- Recorded data

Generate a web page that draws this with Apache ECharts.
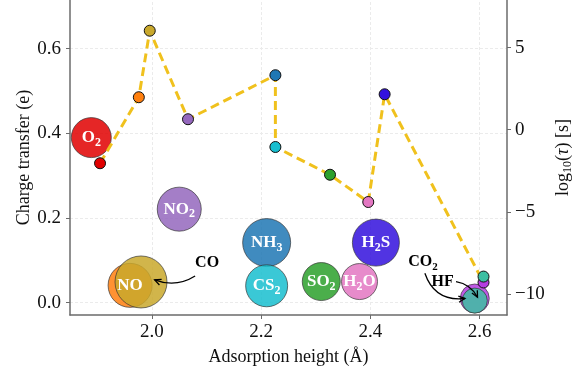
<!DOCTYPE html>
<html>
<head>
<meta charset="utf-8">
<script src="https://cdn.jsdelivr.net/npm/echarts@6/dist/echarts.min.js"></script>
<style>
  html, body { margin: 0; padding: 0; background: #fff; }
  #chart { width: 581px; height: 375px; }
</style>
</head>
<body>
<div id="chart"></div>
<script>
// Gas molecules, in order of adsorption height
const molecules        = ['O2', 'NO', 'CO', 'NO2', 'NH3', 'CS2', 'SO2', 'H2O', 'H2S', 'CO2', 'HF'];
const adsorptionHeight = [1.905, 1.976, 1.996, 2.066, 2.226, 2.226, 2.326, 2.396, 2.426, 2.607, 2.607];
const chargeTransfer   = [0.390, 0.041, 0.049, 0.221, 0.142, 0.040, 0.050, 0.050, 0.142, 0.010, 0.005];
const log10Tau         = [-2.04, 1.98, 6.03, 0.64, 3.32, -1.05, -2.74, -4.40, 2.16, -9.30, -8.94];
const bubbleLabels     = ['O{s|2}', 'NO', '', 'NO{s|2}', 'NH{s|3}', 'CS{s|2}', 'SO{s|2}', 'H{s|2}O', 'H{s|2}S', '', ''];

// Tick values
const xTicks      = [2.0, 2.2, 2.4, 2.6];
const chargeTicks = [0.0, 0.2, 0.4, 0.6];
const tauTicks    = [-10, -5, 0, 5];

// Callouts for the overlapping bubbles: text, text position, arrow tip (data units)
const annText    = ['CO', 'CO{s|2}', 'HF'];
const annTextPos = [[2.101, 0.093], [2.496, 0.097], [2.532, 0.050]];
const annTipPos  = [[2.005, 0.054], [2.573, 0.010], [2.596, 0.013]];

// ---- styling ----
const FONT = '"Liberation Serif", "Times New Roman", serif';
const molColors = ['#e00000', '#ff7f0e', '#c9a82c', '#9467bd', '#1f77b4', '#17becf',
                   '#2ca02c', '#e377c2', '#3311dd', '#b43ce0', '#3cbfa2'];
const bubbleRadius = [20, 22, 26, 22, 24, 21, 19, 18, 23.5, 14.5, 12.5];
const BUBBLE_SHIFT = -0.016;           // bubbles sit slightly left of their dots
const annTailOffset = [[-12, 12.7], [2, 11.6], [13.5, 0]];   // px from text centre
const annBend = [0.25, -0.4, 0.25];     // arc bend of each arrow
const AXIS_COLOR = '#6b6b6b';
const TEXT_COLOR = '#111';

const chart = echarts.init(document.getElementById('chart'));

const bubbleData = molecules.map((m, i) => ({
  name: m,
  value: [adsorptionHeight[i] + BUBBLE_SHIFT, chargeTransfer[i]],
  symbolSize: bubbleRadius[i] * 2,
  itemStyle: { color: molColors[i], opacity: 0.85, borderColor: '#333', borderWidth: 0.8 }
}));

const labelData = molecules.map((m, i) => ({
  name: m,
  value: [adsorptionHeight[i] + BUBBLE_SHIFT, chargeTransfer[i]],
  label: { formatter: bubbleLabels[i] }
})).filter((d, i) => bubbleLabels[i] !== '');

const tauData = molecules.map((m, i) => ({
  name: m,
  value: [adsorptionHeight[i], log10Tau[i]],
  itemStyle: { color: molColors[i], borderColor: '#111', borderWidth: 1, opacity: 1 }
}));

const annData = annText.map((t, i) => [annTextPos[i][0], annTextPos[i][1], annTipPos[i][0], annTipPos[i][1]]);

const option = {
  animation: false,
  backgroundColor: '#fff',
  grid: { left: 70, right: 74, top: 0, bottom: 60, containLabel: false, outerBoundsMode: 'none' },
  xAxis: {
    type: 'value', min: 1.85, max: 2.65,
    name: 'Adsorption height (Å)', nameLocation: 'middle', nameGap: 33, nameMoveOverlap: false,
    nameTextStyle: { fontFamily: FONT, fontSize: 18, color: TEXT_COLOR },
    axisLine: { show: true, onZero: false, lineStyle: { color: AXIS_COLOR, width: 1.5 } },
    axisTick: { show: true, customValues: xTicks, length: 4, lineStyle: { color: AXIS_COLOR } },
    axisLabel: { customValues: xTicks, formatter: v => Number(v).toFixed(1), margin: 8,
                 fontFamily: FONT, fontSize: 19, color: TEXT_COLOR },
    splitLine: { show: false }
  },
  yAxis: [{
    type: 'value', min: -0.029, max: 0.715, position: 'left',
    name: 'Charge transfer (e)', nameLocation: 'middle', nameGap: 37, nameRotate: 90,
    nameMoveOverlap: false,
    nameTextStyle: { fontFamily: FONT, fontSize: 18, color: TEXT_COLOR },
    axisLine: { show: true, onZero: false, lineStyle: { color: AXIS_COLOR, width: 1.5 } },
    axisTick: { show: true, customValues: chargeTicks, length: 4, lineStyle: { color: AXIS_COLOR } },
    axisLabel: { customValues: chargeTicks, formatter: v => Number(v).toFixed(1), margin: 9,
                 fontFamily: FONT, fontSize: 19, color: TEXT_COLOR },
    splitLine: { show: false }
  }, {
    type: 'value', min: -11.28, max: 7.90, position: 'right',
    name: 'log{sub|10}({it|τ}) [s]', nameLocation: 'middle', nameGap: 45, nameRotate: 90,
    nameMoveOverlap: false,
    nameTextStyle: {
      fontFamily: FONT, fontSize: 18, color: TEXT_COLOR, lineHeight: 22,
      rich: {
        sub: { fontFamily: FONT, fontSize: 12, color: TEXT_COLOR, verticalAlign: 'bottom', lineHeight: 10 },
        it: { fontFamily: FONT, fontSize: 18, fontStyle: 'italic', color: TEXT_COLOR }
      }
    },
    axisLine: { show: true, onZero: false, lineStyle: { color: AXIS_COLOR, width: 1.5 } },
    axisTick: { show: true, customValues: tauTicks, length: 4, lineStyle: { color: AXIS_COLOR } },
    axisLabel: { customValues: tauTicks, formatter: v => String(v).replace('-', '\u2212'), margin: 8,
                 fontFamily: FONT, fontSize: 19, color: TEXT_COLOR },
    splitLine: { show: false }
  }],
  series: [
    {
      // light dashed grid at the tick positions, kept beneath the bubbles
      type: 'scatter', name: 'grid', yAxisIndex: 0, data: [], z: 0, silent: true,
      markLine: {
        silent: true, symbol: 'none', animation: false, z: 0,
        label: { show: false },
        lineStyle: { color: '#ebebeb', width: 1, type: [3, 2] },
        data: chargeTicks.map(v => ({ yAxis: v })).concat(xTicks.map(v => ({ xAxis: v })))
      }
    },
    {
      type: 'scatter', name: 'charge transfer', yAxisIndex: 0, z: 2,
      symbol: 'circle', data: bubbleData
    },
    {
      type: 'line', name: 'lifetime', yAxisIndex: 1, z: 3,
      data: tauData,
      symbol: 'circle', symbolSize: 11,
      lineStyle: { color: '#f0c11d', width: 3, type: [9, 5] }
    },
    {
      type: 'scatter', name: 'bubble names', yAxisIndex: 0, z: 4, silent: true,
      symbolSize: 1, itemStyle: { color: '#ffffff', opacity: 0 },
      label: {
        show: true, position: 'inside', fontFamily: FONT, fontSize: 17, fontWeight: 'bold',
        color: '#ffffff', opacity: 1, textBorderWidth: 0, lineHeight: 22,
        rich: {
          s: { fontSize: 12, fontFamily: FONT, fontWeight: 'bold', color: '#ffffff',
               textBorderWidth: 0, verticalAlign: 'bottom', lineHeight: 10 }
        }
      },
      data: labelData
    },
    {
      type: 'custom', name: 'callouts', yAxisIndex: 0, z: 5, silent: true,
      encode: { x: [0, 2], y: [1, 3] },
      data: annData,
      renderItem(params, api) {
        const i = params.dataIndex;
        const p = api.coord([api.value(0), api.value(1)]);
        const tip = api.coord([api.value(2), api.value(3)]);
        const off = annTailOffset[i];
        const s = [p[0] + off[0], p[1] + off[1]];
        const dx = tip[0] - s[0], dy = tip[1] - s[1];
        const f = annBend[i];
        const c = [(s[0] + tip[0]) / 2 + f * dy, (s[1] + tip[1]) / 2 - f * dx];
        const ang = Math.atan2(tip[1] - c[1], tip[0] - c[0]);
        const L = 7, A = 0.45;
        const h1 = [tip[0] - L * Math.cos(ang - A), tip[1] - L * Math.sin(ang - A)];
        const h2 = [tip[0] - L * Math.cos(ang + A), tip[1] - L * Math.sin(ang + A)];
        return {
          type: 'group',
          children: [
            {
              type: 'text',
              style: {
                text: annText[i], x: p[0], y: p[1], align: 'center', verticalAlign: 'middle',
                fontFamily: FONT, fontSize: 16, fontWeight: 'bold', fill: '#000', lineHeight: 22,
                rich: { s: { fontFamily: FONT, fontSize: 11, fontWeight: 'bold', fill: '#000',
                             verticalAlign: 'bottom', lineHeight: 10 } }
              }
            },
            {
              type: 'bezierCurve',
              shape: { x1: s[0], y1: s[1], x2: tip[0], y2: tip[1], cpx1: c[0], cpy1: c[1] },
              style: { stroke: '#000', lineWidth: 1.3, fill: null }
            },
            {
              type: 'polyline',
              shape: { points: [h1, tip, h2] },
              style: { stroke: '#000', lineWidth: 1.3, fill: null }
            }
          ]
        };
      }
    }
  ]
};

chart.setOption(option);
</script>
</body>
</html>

- Set task
Pictures are excluded: retype only the lines from the beginning of the listing above through the line with "0.010], [2.596, 0.013]];", both included.

- Finished answer
Generate a web page that draws this with Apache ECharts.
<!DOCTYPE html>
<html>
<head>
<meta charset="utf-8">
<script src="https://cdn.jsdelivr.net/npm/echarts@6/dist/echarts.min.js"></script>
<style>
  html, body { margin: 0; padding: 0; background: #fff; }
  #chart { width: 581px; height: 375px; }
</style>
</head>
<body>
<div id="chart"></div>
<script>
// Gas molecules, in order of adsorption height
const molecules        = ['O2', 'NO', 'CO', 'NO2', 'NH3', 'CS2', 'SO2', 'H2O', 'H2S', 'CO2', 'HF'];
const adsorptionHeight = [1.905, 1.976, 1.996, 2.066, 2.226, 2.226, 2.326, 2.396, 2.426, 2.607, 2.607];
const chargeTransfer   = [0.390, 0.041, 0.049, 0.221, 0.142, 0.040, 0.050, 0.050, 0.142, 0.010, 0.005];
const log10Tau         = [-2.04, 1.98, 6.03, 0.64, 3.32, -1.05, -2.74, -4.40, 2.16, -9.30, -8.94];
const bubbleLabels     = ['O{s|2}', 'NO', '', 'NO{s|2}', 'NH{s|3}', 'CS{s|2}', 'SO{s|2}', 'H{s|2}O', 'H{s|2}S', '', ''];

// Tick values
const xTicks      = [2.0, 2.2, 2.4, 2.6];
const chargeTicks = [0.0, 0.2, 0.4, 0.6];
const tauTicks    = [-10, -5, 0, 5];

// Callouts for the overlapping bubbles: text, text position, arrow tip (data units)
const annText    = ['CO', 'CO{s|2}', 'HF'];
const annTextPos = [[2.101, 0.093], [2.496, 0.097], [2.532, 0.050]];
const annTipPos  = [[2.005, 0.054], [2.573, 0.010], [2.596, 0.013]];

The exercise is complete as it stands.